International cooperation on climate change and trade is intensifying, as highlighted by numerous initiatives launched at the multilateral, plurilateral, and bilateral levels. This is an encouraging development, signaling the major role of trade policy in supporting decarbonization efforts and facilitating adaptation to climate change. Yet, at the same time, many of these initiatives eschew one of the most contested issues at the interface of trade and climate policies: Border Carbon Adjustments (BCAs).

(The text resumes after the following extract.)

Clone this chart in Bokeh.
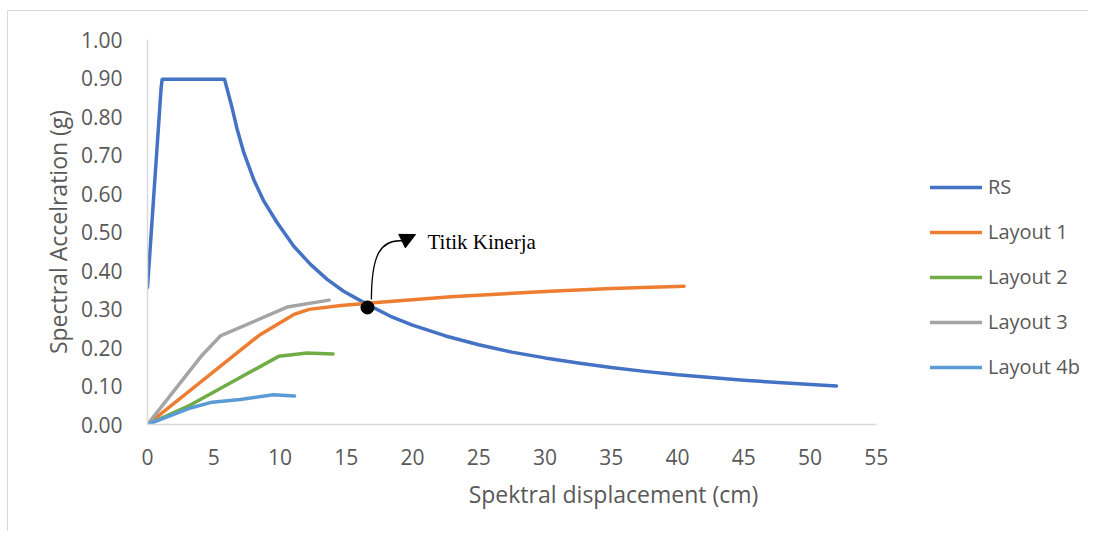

Europe’s Carbon Border Adjustment Mechanism (CBAM) is unlikely to be the last or only BCA, with various jurisdictions contemplating similar measures as they adopt increasingly ambitious climate change mitigation policies and pursue other policy objectives, such as improved national security or industrial policy. With many jurisdictions pursuing their own BCA designs and implementation strategies, however, comes an increased risk of uncoordinated proliferation of divergent approaches, which in turn can translate into greater uncertainty, higher transaction and administrative costs, and detrimental repercussions for international cooperation, including climate diplomacy. This Working Paper argues the case for international cooperation on or relating to BCAs, and assesses the prospects for such cooperation. It applies an analytical framework that examines both the “input legitimacy” and “output legitimacy” of international cooperative initiatives, focusing on three emerging models of cooperation relating to BCAs, namely the G7 Climate Club, the transatlantic talks on a Global Arrangement on Sustainable Steel and Aluminum (GASSA), and the Inclusive Forum on Carbon Mitigation Approaches (IFCMA) launched by the Organisation for Economic Co-operation and Development (OECD).